In 1855, he began frequenting the Caffè Michelangiolo in Florence, where he met Giovanni Fattori, Silvestro Lega, Saverio Altamura and several other Tuscan artists who would soon be dubbed the Macchiaioli. The Macchiaioli, dissatisfied with the antiquated conventions taught by the Italian academies of art, started painting outdoors in order to capture natural light, shade, and color. They were forerunners of the Impressionists who, beginning in the 1860s, would pursue similar aims in France.


Signorini was a volunteer in the Second Italian War of Independence in 1859, and afterwards painted military scenes which he exhibited in 1860 and 1861. He made his first trip outside Italy in 1861 when he visited Paris, to which he would often return in the decades that followed. There he met Degas and a group of expatriate Italian artists in his orbit, including Giovanni Boldini, Giuseppe De Nittis, and Federico Zandomeneghi; unlike them, however, Signorini remained rooted in Italy. He became not only one of the leading painters of the Macchiaioli, but also their leading polemicist. Art historian Giuliano Matteucci has written: "If we acknowledge Fattori and Lega as the major creative figures of the macchiaioli, then Signorini must surely be recognized as their 'deus ex machine'", describing his role as "that of catalyst and energetic doctrinarian. In transforming attention away from history painting and the academic portrait towards a new poetical interpretation of natural landscape, the part of Signorini was of fundamental consequence to macchiaioli painting."


His presence at exhibitions was frequent and prolific.
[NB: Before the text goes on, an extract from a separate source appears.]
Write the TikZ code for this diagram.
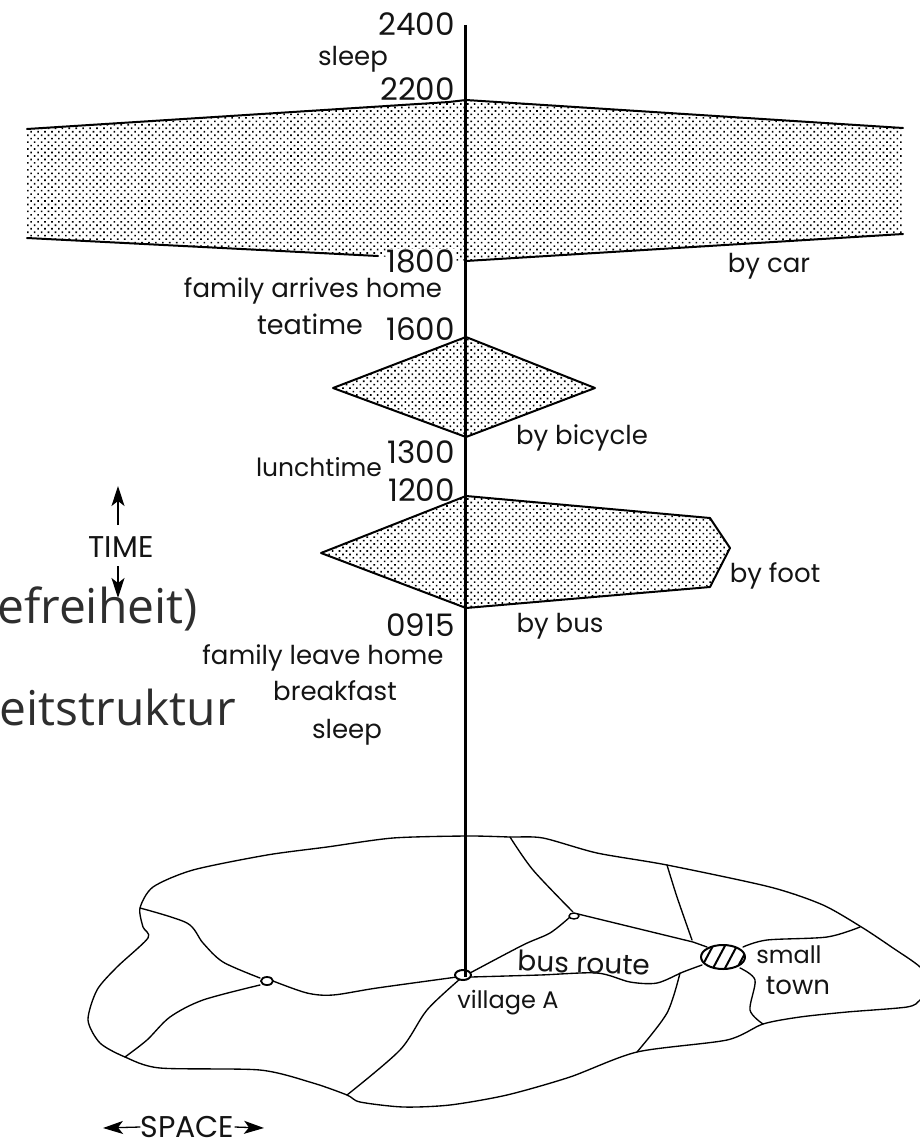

In 1860, at the Società Promotrice, he exhibited seven paintings, including I Toscani a Calcinato (The Calcined Tuscans). In 1861, he sent to Turin a somewhat polemical The ghetto of Venice. In 1865, he exhibited Le pazze (The Crazy Ones). In 1869 he made a series of etchings, and visited Paris for the second time. In 1870, at the Expositions of Parma and the Società Promotrice, he exhibited November which received a prize. In 1873, he traveled to Paris and London with De Nittis. Signorini exhibited Fuori porta Arianna a Ravenna (Outside the Arianna Gate, Ravenna) at the Exposition of Naples in 1877. His painting L'alzaia (The Towpath, completed in the 1860s) won awards at the Exposition of Vienna of 1874. In 1880, he exhibited in Turin the painting depicting The Ponte Vecchio. In 1881, he traveled to paint in Scotland.